Required work:
Go through the records and copy each line where the word "seaborn" occurs.

Data extracted from a collection
·····

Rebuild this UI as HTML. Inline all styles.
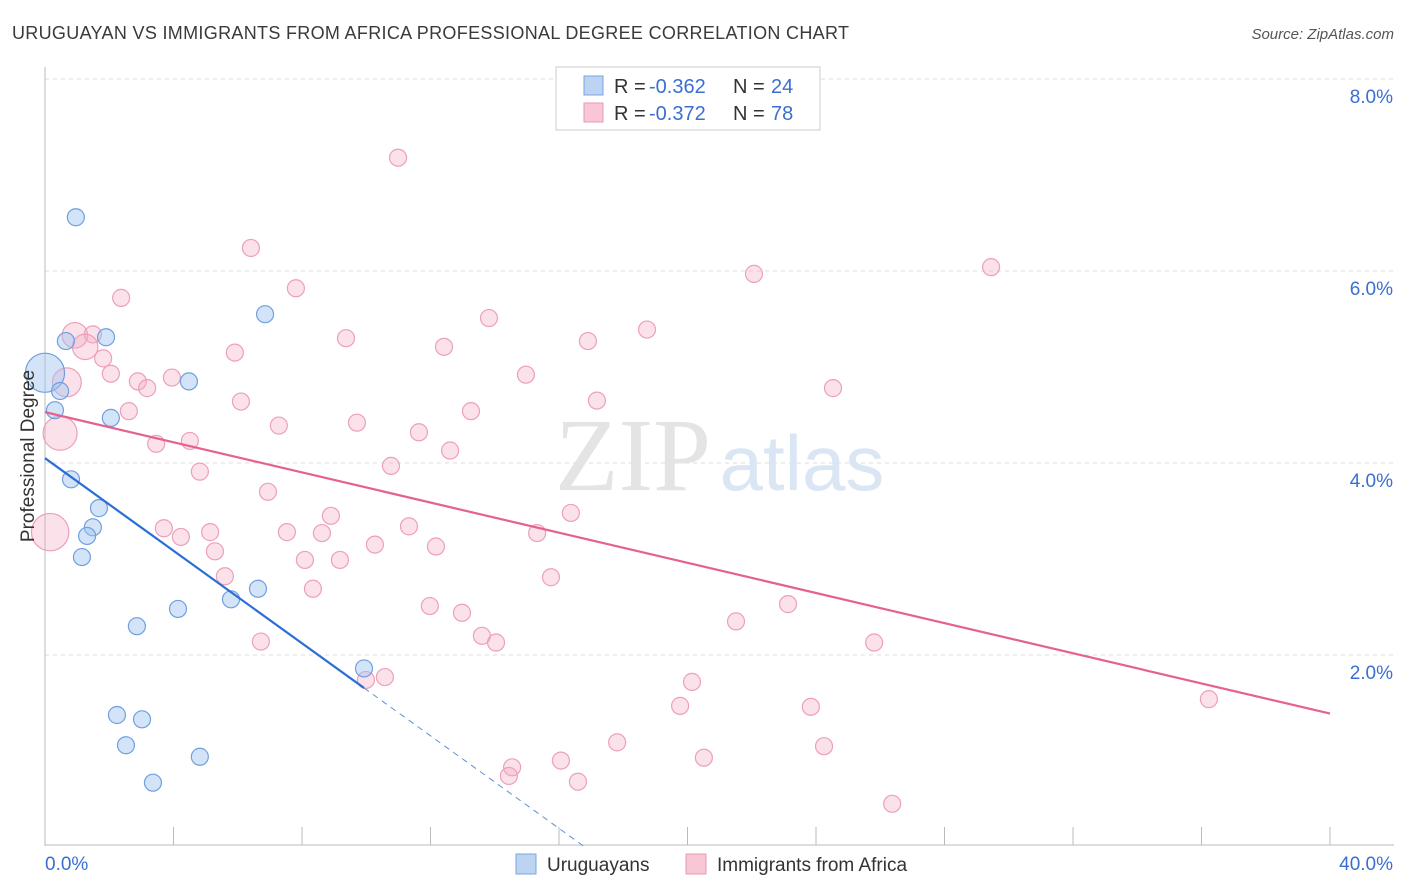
<!DOCTYPE html>
<html><head><meta charset="utf-8"><style>
body{margin:0;background:#fff;font-family:"Liberation Sans",sans-serif;}
svg{display:block}
</style></head><body>
<svg id="chart" width="1406" height="892">
<text x="12" y="39" font-size="18" fill="#3a3a3a" textLength="837">URUGUAYAN VS IMMIGRANTS FROM AFRICA PROFESSIONAL DEGREE CORRELATION CHART</text>
<text x="1394" y="39" font-size="15" fill="#555" font-style="italic" text-anchor="end">Source: ZipAtlas.com</text>
<g id="grid"></g>
<text x="633" y="490" font-size="104" fill="#e4e4e4" font-family="Liberation Serif,serif" text-anchor="middle">ZIP</text>
<text x="802" y="490" font-size="78" fill="#dbe6f5" text-anchor="middle">atlas</text>
<g id="marks"></g>
<text transform="translate(34,456) rotate(-90)" font-size="19" fill="#333" text-anchor="middle">Professional Degree</text>
<g>
<rect x="556" y="67" width="264" height="63" fill="#fff" stroke="#ccc"/>
<rect x="584" y="76" width="19" height="19" fill="#bcd3f2" stroke="#7aa6e3"/>
<text x="614" y="93" font-size="20" fill="#333">R =</text>
<text x="649" y="93" font-size="20" fill="#3a6fd0">-0.362</text>
<text x="733" y="93" font-size="20" fill="#333">N =</text>
<text x="771" y="93" font-size="20" fill="#3a6fd0">24</text>
<rect x="584" y="103" width="19" height="19" fill="#f8c6d5" stroke="#e99ab3"/>
<text x="614" y="120" font-size="20" fill="#333">R =</text>
<text x="649" y="120" font-size="20" fill="#3a6fd0">-0.372</text>
<text x="733" y="120" font-size="20" fill="#333">N =</text>
<text x="771" y="120" font-size="20" fill="#3a6fd0">78</text>
</g>
<g>
<rect x="516" y="854" width="20" height="20" fill="#bcd3f2" stroke="#7aa6e3"/>
<text x="547" y="871" font-size="19" fill="#333">Uruguayans</text>
<rect x="686" y="854" width="20" height="20" fill="#f8c6d5" stroke="#e99ab3"/>
<text x="717" y="871" font-size="19" fill="#333">Immigrants from Africa</text>
</g>
</svg>
<script>
const xTicksLabels=["0.0%","40.0%"];
const yTickValues=[2,4,6,8];
const blueX=[0.96,0.65,1.90,6.85,4.48,0.0,0.47,0.31,2.05,0.81,1.68,1.49,1.31,1.15,4.14,5.79,6.63,2.86,2.24,3.02,2.52,4.82,3.36,9.93];
const blueY=[6.56,5.27,5.31,5.55,4.85,4.94,4.75,4.55,4.47,3.83,3.53,3.33,3.24,3.02,2.48,2.58,2.69,2.30,1.375,1.33,1.06,0.94,0.67,1.86];
const blueW=[1,1,1,1,1,2.3,1,1,1,1,1,1,1,1,1,1,1,1,1,1,1,1,1,1];
const pinkX=[10.99,6.41,22.07,29.45,2.37,7.81,13.82,18.74,9.37,16.90,0.93,1.49,1.25,5.91,12.42,1.81,2.05,14.97,0.68,2.89,3.95,3.18,24.53,6.10,17.18,2.61,13.26,9.71,7.28,11.64,0.47,3.46,4.51,12.61,10.77,4.82,6.94,16.37,8.90,11.33,3.70,5.14,7.53,4.23,8.62,15.32,10.27,12.17,5.29,0.16,8.09,9.18,5.60,15.75,8.34,23.13,11.98,12.98,21.51,13.60,14.04,6.72,25.81,20.14,9.99,10.58,36.23,19.77,23.84,17.81,24.25,16.06,20.51,14.54,14.44,16.59,26.37];
const pinkY=[7.18,6.24,5.97,6.04,5.72,5.82,5.51,5.39,5.30,5.27,5.33,5.34,5.21,5.15,5.21,5.09,4.93,4.92,4.84,4.85,4.89,4.78,4.78,4.64,4.65,4.54,4.54,4.42,4.39,4.32,4.31,4.20,4.23,4.13,3.97,3.91,3.70,3.48,3.45,3.34,3.32,3.28,3.28,3.23,3.27,3.27,3.15,3.13,3.08,3.28,2.99,2.99,2.82,2.81,2.69,2.53,2.51,2.44,2.35,2.20,2.13,2.14,2.13,1.72,1.74,1.77,1.54,1.47,1.46,1.09,1.05,0.90,0.93,0.83,0.74,0.68,0.45];
const pinkW=[1,1,1,1,1,1,1,1,1,1,1.5,1,1.5,1,1,1,1,1,1.7,1,1,1,1,1,1,1,1,1,1,1,2,1,1,1,1,1,1,1,1,1,1,1,1,1,1,1,1,1,1,2.2,1,1,1,1,1,1,1,1,1,1,1,1,1,1,1,1,1,1,1,1,1,1,1,1,1,1,1];
const blueTrend=[4.05,-0.241];
const pinkTrend=[4.53,-0.0785];
const NS="http://www.w3.org/2000/svg";
const X=v=>45+v*32.125, Y=v=>847-v*96;
function mk(t,a,p){const e=document.createElementNS(NS,t);for(const k in a)e.setAttribute(k,a[k]);p.appendChild(e);return e;}
const grid=document.getElementById('grid'), marks=document.getElementById('marks');
yTickValues.forEach(v=>{
 const l=mk('line',{x1:45,x2:1394,y1:Y(v),y2:Y(v),stroke:'#ddd','stroke-dasharray':'4,4'},grid);
 
 
 const t=mk('text',{x:1393,y:Y(v)+24,'font-size':19,fill:'#3a6fd0','text-anchor':'end'},grid);
 t.textContent=v.toFixed(1)+'%';
 
 
});
mk('line',{x1:45,x2:45,y1:67,y2:846,stroke:'#bbb'},grid);
mk('line',{x1:45,x2:1394,y1:845,y2:845,stroke:'#bbb'},grid);
for(let i=0;i<=10;i++){const l=mk('line',{x1:X(i*4),x2:X(i*4),y1:827,y2:845,stroke:'#bbb'},grid);
 
 }
[[0,'start',45],[40,'end',1393]].forEach((d,i)=>{const t=mk('text',{x:d[2],y:870,'font-size':19,fill:'#3a6fd0','text-anchor':d[1]},grid);t.textContent=xTicksLabels[i];
 
 });
pinkX.forEach((x,i)=>{const c=mk('circle',{cx:X(x),cy:Y(pinkY[i]),r:8.5*pinkW[i],fill:'rgba(244,170,195,0.35)',stroke:'#eda0b8','stroke-width':1.2},marks);
 
 });
blueX.forEach((x,i)=>{const c=mk('circle',{cx:X(x),cy:Y(blueY[i]),r:8.5*blueW[i],fill:'rgba(160,195,240,0.45)',stroke:'#6f9fe0','stroke-width':1.2},marks);
 
 });
const bEnd=9.93, bZero=-blueTrend[0]/blueTrend[1];
let l=mk('line',{x1:X(0),y1:Y(blueTrend[0]),x2:X(bEnd),y2:Y(blueTrend[0]+blueTrend[1]*bEnd),stroke:'#2a6fd6','stroke-width':2.2},marks);


l=mk('line',{x1:X(bEnd),y1:Y(blueTrend[0]+blueTrend[1]*bEnd),x2:X(bZero),y2:Y(0),stroke:'#5b8fdc','stroke-width':1,'stroke-dasharray':'6,5'},marks);


l=mk('line',{x1:X(0),y1:Y(pinkTrend[0]),x2:X(40),y2:Y(pinkTrend[0]+pinkTrend[1]*40),stroke:'#e4628f','stroke-width':2.2},marks);


</script>
</body></html>
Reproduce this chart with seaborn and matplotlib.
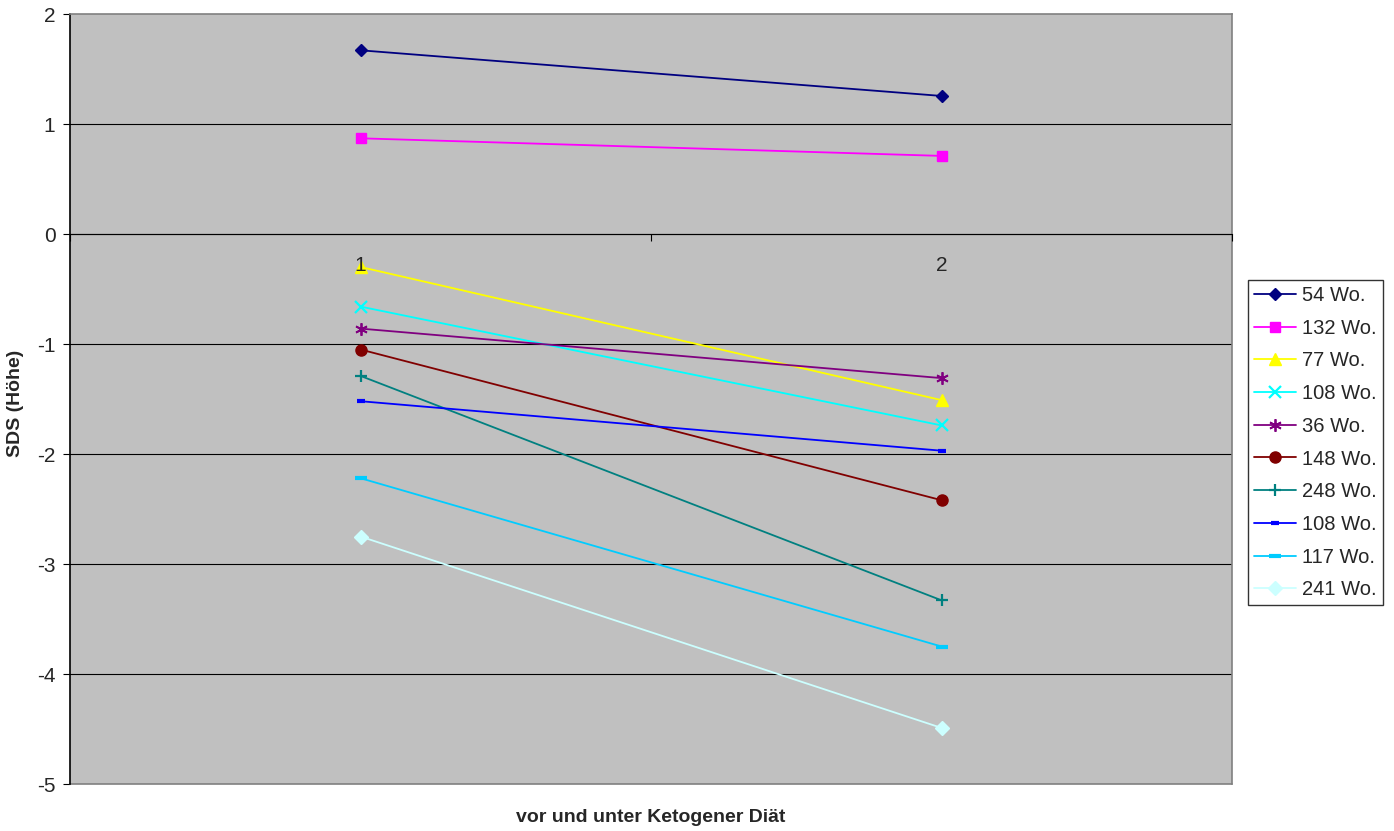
import matplotlib
matplotlib.use("Agg")
import matplotlib.pyplot as plt
import seaborn as sns
import pandas as pd

sns.set_style("white")
plt.rcParams["font.family"] = ["Liberation Sans", "DejaVu Sans"]

# Measurement points: 1 = before, 2 = under ketogenic diet
timepoints = [1, 2]

labels = ["54 Wo.", "132 Wo.", "77 Wo.", "108 Wo.", "36 Wo.",
          "148 Wo.", "248 Wo.", "108 Wo.", "117 Wo.", "241 Wo."]

sds_before = [1.67, 0.87, -0.30, -0.66, -0.86, -1.05, -1.29, -1.52, -2.22, -2.75]
sds_under = [1.255, 0.71, -1.51, -1.74, -1.31, -2.42, -3.33, -1.97, -3.75, -4.49]

colors = ["#000080", "#FF00FF", "#FFFF00", "#00FFFF", "#800080",
          "#800000", "#008080", "#0000FF", "#00CCFF", "#CCFFFF"]
markers = ["D", "s", "^", "x", (6, 2, 0), "o", "+", "_", "_", "D"]
msizes = [6.5, 7, 8, 8, 9, 8, 9, 6, 8, 7]
mews = [1, 1, 1, 1.6, 1.3, 1, 1.6, 3, 3, 1]

fig = plt.figure(figsize=(13.94, 8.31), dpi=100)
ax = fig.add_axes([70 / 1394, 1 - 784 / 831, (1232 - 70) / 1394, (784 - 14) / 831])
ax.set_facecolor("#C0C0C0")

for i, lab in enumerate(labels):
    df = pd.DataFrame({"x": timepoints, "y": [sds_before[i], sds_under[i]]})
    sns.lineplot(data=df, x="x", y="y", ax=ax, color=colors[i], marker=markers[i],
                 markersize=msizes[i], markeredgewidth=mews[i],
                 markeredgecolor=colors[i], linewidth=1.3, label=lab,
                 zorder=3)

ax.set_xlim(0.5, 2.5)
ax.set_ylim(-5, 2)

# horizontal gridlines
for yv in range(-4, 2):
    ax.axhline(yv, color="black", linewidth=0.8, zorder=1)
ax.axhline(-5, color="#808080", linewidth=1.2, zorder=1, clip_on=False)

ax.set_yticks(range(-5, 3))
ax.set_yticklabels([str(v) for v in range(-5, 3)], fontsize=15)
ax.tick_params(axis="y", direction="out", length=5, width=0.8, color="black",
               left=True, pad=5.5)

# category axis crosses at y = 0
ax.spines["bottom"].set_position(("data", 0))
ax.spines["bottom"].set_color("black")
ax.spines["bottom"].set_linewidth(0.8)
ax.spines["left"].set_color("black")
ax.spines["left"].set_linewidth(1.2)
ax.spines["top"].set_color("#808080")
ax.spines["right"].set_color("#808080")
ax.spines["top"].set_linewidth(1.2)
ax.spines["right"].set_linewidth(1.2)

ax.set_xticks(timepoints)
ax.set_xticklabels([str(t) for t in timepoints], fontsize=15)
ax.set_xticks([0.5, 1.5, 2.5], minor=True)
ax.tick_params(axis="x", which="major", length=0, pad=16)
ax.tick_params(axis="x", which="minor", direction="out", length=5, width=0.8,
               color="black", bottom=True)
ax.xaxis.set_zorder(5)

ax.set_xlabel("")
ax.set_ylabel("")
fig.text(16 / 1394, 1 - 403 / 831, "SDS (Höhe)", rotation=90,
         ha="center", va="center", fontsize=14, fontweight="bold")
fig.text((70 + 1232) / 2 / 1394, 1 - 817 / 831, "vor und unter Ketogener Diät",
         ha="center", va="center", fontsize=14, fontweight="bold")

leg = ax.legend(loc="upper left", bbox_to_anchor=(1248 / 1394, 1 - 280 / 831),
                bbox_transform=fig.transFigure, borderaxespad=0, fontsize=14.5,
                frameon=True, fancybox=False, edgecolor="black",
                handlelength=2.1, handletextpad=0.3, labelspacing=0.68,
                borderpad=0.3)
leg.get_frame().set_linewidth(1.0)

fig.savefig("out.png", dpi=100, facecolor="white")
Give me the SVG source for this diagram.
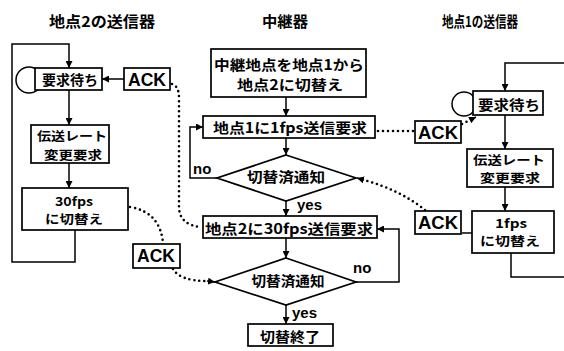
<svg xmlns="http://www.w3.org/2000/svg" width="564" height="351" viewBox="0 0 564 351">
<defs>
<style>
.t{font-family:"Noto Sans CJK JP","Noto Sans CJK SC",sans-serif;font-weight:bold;font-size:14px;text-anchor:middle;dominant-baseline:central;fill:#000}
.ti{font-size:15px}
.t2{font-size:12.5px}
.ack{font-family:"Liberation Sans",Arial,sans-serif;font-weight:bold;font-size:18px}
.lb{font-family:"Liberation Sans",Arial,sans-serif;font-weight:bold;font-size:15px;fill:#000}
.box{fill:#fff;stroke:#000;stroke-width:1.7}
.ln{fill:none;stroke:#000;stroke-width:1.5}
.dot{fill:none;stroke:#000;stroke-width:2.6;stroke-linecap:round;stroke-dasharray:0 5}
</style>
<marker id="ah" viewBox="0 0 10 10" refX="10" refY="5" markerWidth="7" markerHeight="7" markerUnits="userSpaceOnUse" orient="auto">
<path d="M0,0 L10,5 L0,10 z" fill="#000"/>
</marker>
</defs>
<rect width="564" height="351" fill="#fff"/>

<g id="titles">
<text class="t ti" x="102" y="20" textLength="106" lengthAdjust="spacingAndGlyphs">地点2の送信器</text>
<text class="t ti" x="285" y="20" textLength="46" lengthAdjust="spacingAndGlyphs">中継器</text>
<text class="t ti" x="480" y="20" textLength="76" lengthAdjust="spacingAndGlyphs">地点1の送信器</text>
</g>

<g id="connectors">
<!-- left column -->
<circle class="ln" cx="29" cy="80" r="13"/>
<polyline class="ln" points="75,230 75,262 12,262 12,44 69,44 69,68" marker-end="url(#ah)"/>
<line class="ln" x1="69" y1="90" x2="69" y2="125" marker-end="url(#ah)"/>
<line class="ln" x1="69" y1="163" x2="69" y2="188" marker-end="url(#ah)"/>
<line class="ln" x1="124" y1="79" x2="102" y2="79" marker-end="url(#ah)"/>
<!-- right column -->
<circle class="ln" cx="464" cy="104" r="12"/>
<polyline class="ln" points="564,63 505,63 505,91" marker-end="url(#ah)"/>
<line class="ln" x1="505" y1="115" x2="505" y2="149" marker-end="url(#ah)"/>
<line class="ln" x1="505" y1="187" x2="505" y2="211" marker-end="url(#ah)"/>
<polyline class="ln" points="511,253 511,277 564,277"/>
<line class="ln" x1="472" y1="233" x2="462" y2="233"/>
<!-- middle -->
<line class="ln" x1="286" y1="97" x2="286" y2="116" marker-end="url(#ah)"/>
<line class="ln" x1="286" y1="138" x2="286" y2="155" marker-end="url(#ah)"/>
<polyline class="ln" points="217,178 190,178 190,127 203,127" marker-end="url(#ah)"/>
<line class="ln" x1="286" y1="201" x2="286" y2="216" marker-end="url(#ah)"/>
<line class="ln" x1="286" y1="238" x2="286" y2="258" marker-end="url(#ah)"/>
<polyline class="ln" points="356,282 399,282 399,229 377,229" marker-end="url(#ah)"/>
<line class="ln" x1="286" y1="305" x2="286" y2="324" marker-end="url(#ah)"/>
<!-- dotted -->
<line class="dot" x1="378" y1="131" x2="414" y2="131"/>
<path class="dot" d="M462,124 L470,120"/>
<line class="ln" x1="470" y1="120" x2="476" y2="117" marker-end="url(#ah)"/>
<path class="dot" d="M425,210 Q400,190 364,180"/>
<line class="ln" x1="364" y1="180" x2="357" y2="178" marker-end="url(#ah)"/>
<path class="dot" d="M172,84 Q179,86 179,98 L179,208 Q180,225 201,227"/>
<path class="dot" d="M130,207 Q160,212 163,243"/>
<path class="dot" d="M173,269 Q180,281 207,281"/>
<line class="ln" x1="207" y1="281" x2="215" y2="282" marker-end="url(#ah)"/>
</g>

<g id="n-wait2">
<rect class="box" x="35" y="68" width="67" height="22"/>
<text class="t" x="70" y="79" textLength="56" lengthAdjust="spacingAndGlyphs">要求待ち</text>
</g>
<g id="n-ack2a">
<rect class="box" x="124" y="68" width="46" height="22"/>
<text class="t ack" x="147" y="80" textLength="38" lengthAdjust="spacingAndGlyphs">ACK</text>
</g>
<g id="n-req2">
<rect class="box" x="31" y="125" width="78" height="38"/>
<text class="t t2" x="72" y="135.5" textLength="70" lengthAdjust="spacingAndGlyphs">伝送レート</text>
<text class="t t2" x="73" y="154" textLength="58" lengthAdjust="spacingAndGlyphs">変更要求</text>
</g>
<g id="n-sw30">
<rect class="box" x="22" y="188" width="106" height="42"/>
<text class="t t2" x="74" y="200" textLength="38" lengthAdjust="spacingAndGlyphs">30fps</text>
<text class="t t2" x="74" y="218.5" textLength="58" lengthAdjust="spacingAndGlyphs">に切替え</text>
</g>
<g id="n-ack2b">
<rect class="box" x="133" y="244" width="47" height="24"/>
<text class="t ack" x="156" y="256" textLength="38" lengthAdjust="spacingAndGlyphs">ACK</text>
</g>

<g id="n-start">
<rect class="box" x="211" y="49" width="155" height="48"/>
<text class="t" x="289" y="63.5" textLength="150" lengthAdjust="spacingAndGlyphs">中継地点を地点1から</text>
<text class="t" x="290" y="84" textLength="106" lengthAdjust="spacingAndGlyphs">地点2に切替え</text>
</g>
<g id="n-req1fps">
<rect class="box" x="203" y="116" width="172" height="22"/>
<text class="t" x="290" y="127" textLength="154" lengthAdjust="spacingAndGlyphs">地点1に1fps送信要求</text>
</g>
<g id="n-dec1">
<polygon class="box" points="286,155 356,178 286,201 217,178"/>
<text class="t" x="286" y="176" textLength="78" lengthAdjust="spacingAndGlyphs">切替済通知</text>
</g>
<g id="n-req30fps">
<rect class="box" x="203" y="216" width="174" height="22"/>
<text class="t" x="289" y="228" textLength="168" lengthAdjust="spacingAndGlyphs">地点2に30fps送信要求</text>
</g>
<g id="n-dec2">
<polygon class="box" points="286,258 356,282 286,305 215,282"/>
<text class="t" x="288" y="280" textLength="73" lengthAdjust="spacingAndGlyphs">切替済通知</text>
</g>
<g id="n-end">
<rect class="box" x="248" y="324" width="85" height="22"/>
<text class="t" x="290" y="336" textLength="60" lengthAdjust="spacingAndGlyphs">切替終了</text>
</g>

<g id="labels">
<text class="lb" x="193" y="174">no</text>
<text class="lb" x="297" y="210">yes</text>
<text class="lb" x="353" y="273">no</text>
<text class="lb" x="292" y="318">yes</text>
</g>

<g id="n-wait1">
<rect class="box" x="473" y="91" width="70" height="24"/>
<text class="t" x="509" y="104" textLength="62" lengthAdjust="spacingAndGlyphs">要求待ち</text>
</g>
<g id="n-ack1a">
<rect class="box" x="415" y="121" width="46" height="22"/>
<text class="t ack" x="438" y="133" textLength="40" lengthAdjust="spacingAndGlyphs">ACK</text>
</g>
<g id="n-req1">
<rect class="box" x="467" y="149" width="86" height="38"/>
<text class="t t2" x="509" y="159" textLength="72" lengthAdjust="spacingAndGlyphs">伝送レート</text>
<text class="t t2" x="510" y="177.5" textLength="60" lengthAdjust="spacingAndGlyphs">変更要求</text>
</g>
<g id="n-ack1b">
<rect class="box" x="415" y="211" width="46" height="23"/>
<text class="t ack" x="438" y="223" textLength="40" lengthAdjust="spacingAndGlyphs">ACK</text>
</g>
<g id="n-sw1">
<rect class="box" x="472" y="211" width="82" height="42"/>
<text class="t t2" x="511" y="222" textLength="32" lengthAdjust="spacingAndGlyphs">1fps</text>
<text class="t t2" x="510" y="240.5" textLength="60" lengthAdjust="spacingAndGlyphs">に切替え</text>
</g>
</svg>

·····

Answer for this exercise:
Reproduce this chart with seaborn and matplotlib.
import seaborn as sns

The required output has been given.